#### Recorded data:

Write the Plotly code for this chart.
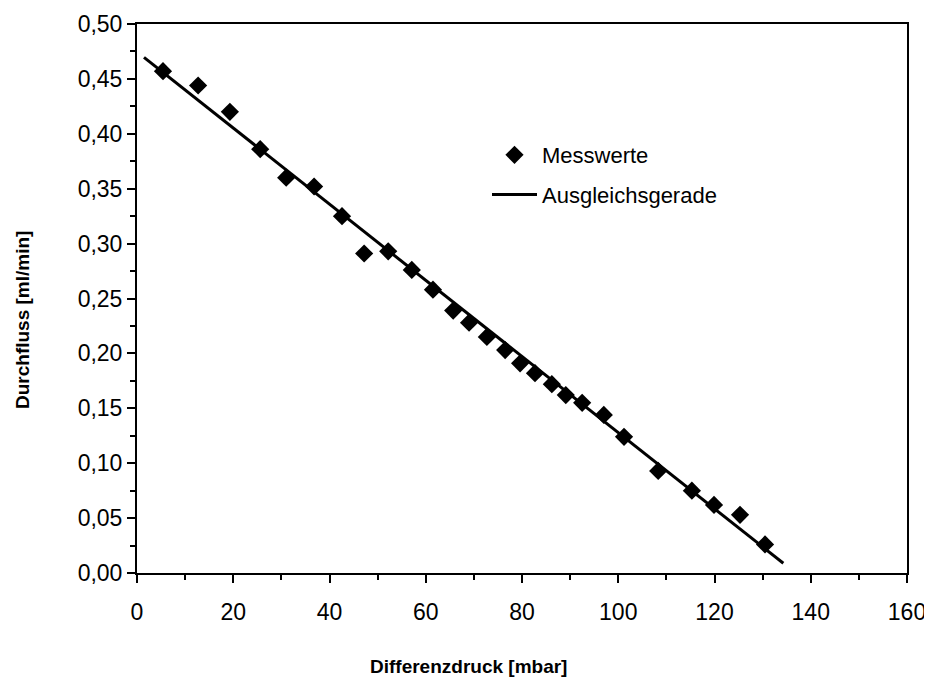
import plotly.graph_objects as go

# Messwerte (Differenzdruck in mbar, Durchfluss in ml/min)
druck = [5.4, 12.7, 19.3, 25.6, 31.0, 36.8, 42.6, 47.2, 52.2, 57.1, 61.5, 65.7, 69.0,
         72.7, 76.5, 79.6, 82.7, 86.2, 89.1, 92.5, 97.0, 101.2, 108.3, 115.3, 119.9,
         125.3, 130.5]
durchfluss = [0.457, 0.444, 0.420, 0.386, 0.360, 0.352, 0.325, 0.291, 0.293, 0.276,
              0.258, 0.239, 0.228, 0.215, 0.203, 0.191, 0.182, 0.172, 0.162, 0.155,
              0.144, 0.124, 0.093, 0.075, 0.062, 0.053, 0.026]

# Ausgleichsgerade (Endpunkte)
fit_x = [1.45, 134.3]
fit_y = [0.4696, 0.0089]

x_ticks = [0, 20, 40, 60, 80, 100, 120, 140, 160]
y_ticks = [0.00, 0.05, 0.10, 0.15, 0.20, 0.25, 0.30, 0.35, 0.40, 0.45, 0.50]

FONT = "Liberation Sans, Arial, sans-serif"

# page offset (default body margin of the html page)
OFF = 8
PL, PR, PT, PB = 137, 907, 24, 573  # plot area in page pixels
W, H = 932, 690

fig = go.Figure()
fig.add_trace(go.Scatter(
    x=druck, y=durchfluss, mode="markers", name="Messwerte",
    marker=dict(symbol="diamond", size=14, color="black"),
    legendgroup="a",
))
fig.add_trace(go.Scatter(
    x=fit_x, y=fit_y, mode="lines", name="Ausgleichsgerade",
    line=dict(color="black", width=3),
    legendgroup="b",
))

axis_common = dict(
    showline=True, linecolor="black", linewidth=2, mirror=True,
    ticks="outside", ticklen=8, tickwidth=2, tickcolor="black",
    showgrid=False, zeroline=False,
    tickfont=dict(family=FONT, size=23, color="black"),
)

fig.update_xaxes(range=[0, 160], tickvals=x_ticks, ticktext=[str(v) for v in x_ticks],
                 minor=dict(dtick=10, ticks="outside", ticklen=5, tickwidth=2, tickcolor="black"),
                 ticklabelstandoff=9,
                 **axis_common)
fig.update_yaxes(range=[0, 0.5], tickvals=y_ticks,
                 ticktext=[f"{v:.2f}".replace(".", ",") for v in y_ticks],
                 minor=dict(dtick=0.025, ticks="outside", ticklen=5, tickwidth=2, tickcolor="black"),
                 **axis_common)

pw = PR - PL
ph = PB - PT

fig.update_layout(
    width=W, height=H,
    margin=dict(l=PL - OFF, r=W - PR + OFF, t=PT - OFF, b=H - PB + OFF, autoexpand=False),
    plot_bgcolor="white", paper_bgcolor="white",
    font=dict(family=FONT, color="black"),
    showlegend=True,
    legend=dict(
        x=(487 - PL) / pw, y=(PB - 134) / ph, xanchor="left", yanchor="top",
        font=dict(family=FONT, size=22, color="black"),
        bgcolor="rgba(0,0,0,0)", traceorder="grouped", tracegroupgap=8,
        itemwidth=45,
    ),
    annotations=[
        dict(text="<b>Differenzdruck [mbar]</b>", xref="paper", yref="paper",
             x=(468 - PL) / pw, y=(PB - 667) / ph, xanchor="center", yanchor="middle",
             showarrow=False, font=dict(family=FONT, size=19, color="black")),
        dict(text="<b>Durchfluss [ml/min]</b>", xref="paper", yref="paper",
             x=(22 - PL) / pw, y=(PB - 320) / ph, xanchor="center", yanchor="middle",
             textangle=-90, showarrow=False, font=dict(family=FONT, size=19, color="black")),
    ],
)

fig.write_html("out.html")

#### What needs to be done:
Leave the pictures out and output the rest of the listing exactly.

#### Expected output:
Write the Plotly code for this chart.
import plotly.graph_objects as go

# Messwerte (Differenzdruck in mbar, Durchfluss in ml/min)
druck = [5.4, 12.7, 19.3, 25.6, 31.0, 36.8, 42.6, 47.2, 52.2, 57.1, 61.5, 65.7, 69.0,
         72.7, 76.5, 79.6, 82.7, 86.2, 89.1, 92.5, 97.0, 101.2, 108.3, 115.3, 119.9,
         125.3, 130.5]
durchfluss = [0.457, 0.444, 0.420, 0.386, 0.360, 0.352, 0.325, 0.291, 0.293, 0.276,
              0.258, 0.239, 0.228, 0.215, 0.203, 0.191, 0.182, 0.172, 0.162, 0.155,
              0.144, 0.124, 0.093, 0.075, 0.062, 0.053, 0.026]

# Ausgleichsgerade (Endpunkte)
fit_x = [1.45, 134.3]
fit_y = [0.4696, 0.0089]

x_ticks = [0, 20, 40, 60, 80, 100, 120, 140, 160]
y_ticks = [0.00, 0.05, 0.10, 0.15, 0.20, 0.25, 0.30, 0.35, 0.40, 0.45, 0.50]

FONT = "Liberation Sans, Arial, sans-serif"

# page offset (default body margin of the html page)
OFF = 8
PL, PR, PT, PB = 137, 907, 24, 573  # plot area in page pixels
W, H = 932, 690

fig = go.Figure()
fig.add_trace(go.Scatter(
    x=druck, y=durchfluss, mode="markers", name="Messwerte",
    marker=dict(symbol="diamond", size=14, color="black"),
    legendgroup="a",
))
fig.add_trace(go.Scatter(
    x=fit_x, y=fit_y, mode="lines", name="Ausgleichsgerade",
    line=dict(color="black", width=3),
    legendgroup="b",
))

axis_common = dict(
    showline=True, linecolor="black", linewidth=2, mirror=True,
    ticks="outside", ticklen=8, tickwidth=2, tickcolor="black",
    showgrid=False, zeroline=False,
    tickfont=dict(family=FONT, size=23, color="black"),
)

fig.update_xaxes(range=[0, 160], tickvals=x_ticks, ticktext=[str(v) for v in x_ticks],
                 minor=dict(dtick=10, ticks="outside", ticklen=5, tickwidth=2, tickcolor="black"),
                 ticklabelstandoff=9,
                 **axis_common)
fig.update_yaxes(range=[0, 0.5], tickvals=y_ticks,
                 ticktext=[f"{v:.2f}".replace(".", ",") for v in y_ticks],
                 minor=dict(dtick=0.025, ticks="outside", ticklen=5, tickwidth=2, tickcolor="black"),
                 **axis_common)

pw = PR - PL
ph = PB - PT

fig.update_layout(
    width=W, height=H,
    margin=dict(l=PL - OFF, r=W - PR + OFF, t=PT - OFF, b=H - PB + OFF, autoexpand=False),
    plot_bgcolor="white", paper_bgcolor="white",
    font=dict(family=FONT, color="black"),
    showlegend=True,
    legend=dict(
        x=(487 - PL) / pw, y=(PB - 134) / ph, xanchor="left", yanchor="top",
        font=dict(family=FONT, size=22, color="black"),
        bgcolor="rgba(0,0,0,0)", traceorder="grouped", tracegroupgap=8,
        itemwidth=45,
    ),
    annotations=[
        dict(text="<b>Differenzdruck [mbar]</b>", xref="paper", yref="paper",
             x=(468 - PL) / pw, y=(PB - 667) / ph, xanchor="center", yanchor="middle",
             showarrow=False, font=dict(family=FONT, size=19, color="black")),
        dict(text="<b>Durchfluss [ml/min]</b>", xref="paper", yref="paper",
             x=(22 - PL) / pw, y=(PB - 320) / ph, xanchor="center", yanchor="middle",
             textangle=-90, showarrow=False, font=dict(family=FONT, size=19, color="black")),
    ],
)

fig.write_html("out.html")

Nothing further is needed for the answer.